Written by Allie Gloe, Curatorial Intern
This sensitive portrait of Andrew Jackson was painted just days before his death and, sadly, does not represent the Andrew Jackson nicknamed “Old Hickory” for his tough personality. Jackson is seated in the center of the three-quarter portrait and barely slouching in a black chair. His brown and black overcoat blend in with the dark brown background and black chair as his shirt falls into shadow. This creates an illumination of Jackson’s drawn face and grey hair, and draws the viewer’s attention to his drooping grey eyes, which were once a deep blue. In this portrait, Andrew Jackson is an old and dying man, exhausted from illness.

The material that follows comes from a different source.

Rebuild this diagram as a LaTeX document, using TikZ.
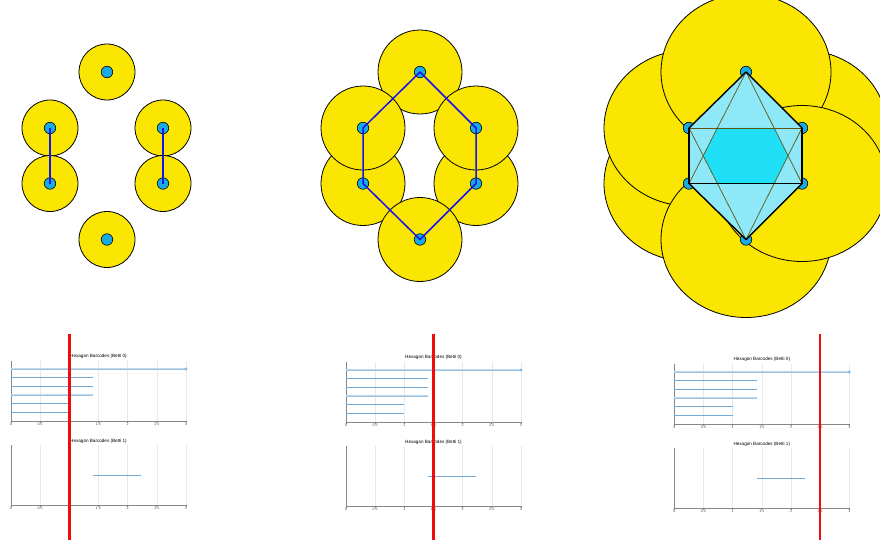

This portrait was painted shortly after King Louis-Philippe of France received news that Jackson was sick. He called upon George P. A. Healy, who had a studio in Paris and worked on commissioned portraits in France under royal patronage, to paint Jackson’s portrait. Practically against his will, Jackson decided to sit for the tenacious artist at his home in Nashville, Tennessee, even though he was tired and in pain. Healy painted three versions of the portrait and found them so moving that he kept one copy for himself. Healy’s copy is the portrait that hangs in the Cummer Museum. Healy continued to paint hundreds of portraits in America, including portraits of other presidents.